According to Le Monde, the sixth edition of Monumenta will take place in 2014 in the Grand Palais from May 5 to June 22. The news comes after reports earlier this year that the next iteration of Monumenta would be canceled due to budget cuts. The 2014 edition of Monumentacurated by Jean-Hubert Martin, who is responsible for the current Dali retrospective at the Centre Pompidou—will feature the Russian duo Ilya and Emilia Kabakov, who are reportedly constructing an immersive gorod, or city.
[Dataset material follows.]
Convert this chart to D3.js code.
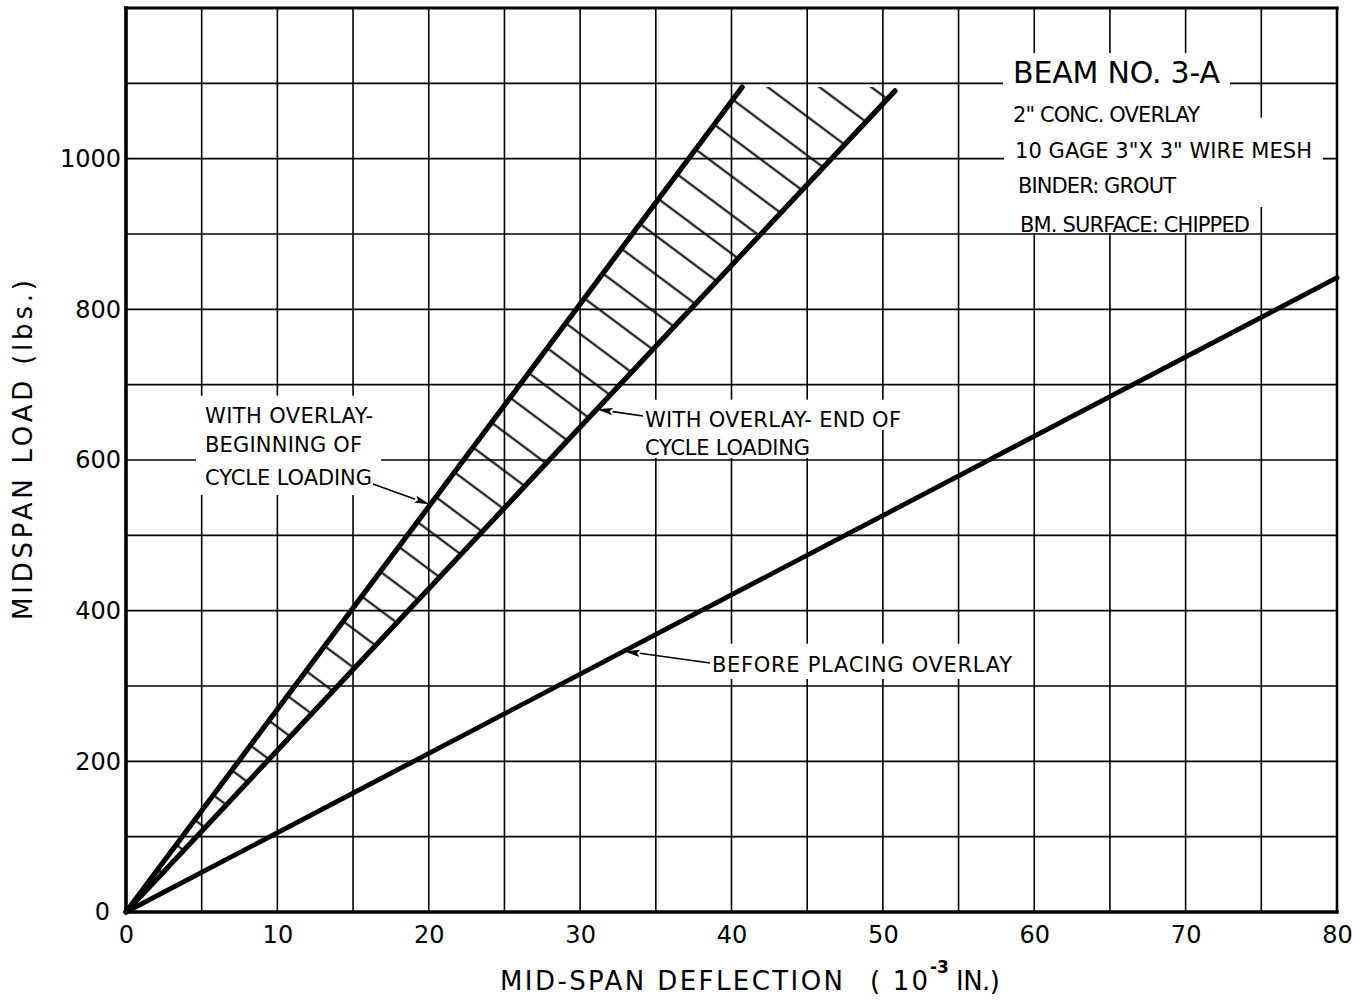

In Norway, many have been taken aback by the culture ministry’s recent treatment of the Office of Contemporary Art in Oslo. Jacquelyn Davis reported in Kunstkritikk that the new minister of culture, Hadia Tajik, unveiled a 2013 budget that rejected OCA’s request for around half a million dollars to present Edvard Munch alongside relevant contemporary artists at the upcoming Venice Biennale. Tajik insisted that the OCA would have to come up with its own funding to move forward with its biennale plans. For years, OCA has warned that its means are insufficient to cover actual expenses, and has appealed for earmarked funding towards biennial participation. Now, in a new development, the culture ministry’s undersecretary, Kjersti Stenseng, has decided to sack OCA’s entire board for financial mismanagement, telling Aftenposten, “Confidence is now so poor that we feel that cooperation has become very difficult in this climate.” Stenseng added, “The board is up for election in February and we have announced that we want a new board.” Critic Jonas Ekeberg took the culture ministry to task, saying, “The ministry should not be blinded by partly petty criticism [of OCA] from a limited part of the art world. Instead, one should look . . . at what an amazing job OCA does for Norwegian art, as well as at the enormous importance of the Venice Biennale.” Some have accused the office of elitism. Others point out that the power struggle is due in part to the fact that the ministry is not familiar with the increased costs in Venice and does not understand the significance of the biennial.
The pages of Liberation contained an odd revelation about Salvador Dalí: He had once swindled Yoko Ono. Amanda Lear, Dalí’s muse, disclosed that the artist had said that Ono had purchased a piece of Dalí’s moustache hair for $10,000. He, however, had suspicions that she was a witch, and sent her hair that wasn’t his. Lear—who met the artist in 1965 when she was eighteen and he was sixty-one—said, “Dali loved defrauding people.”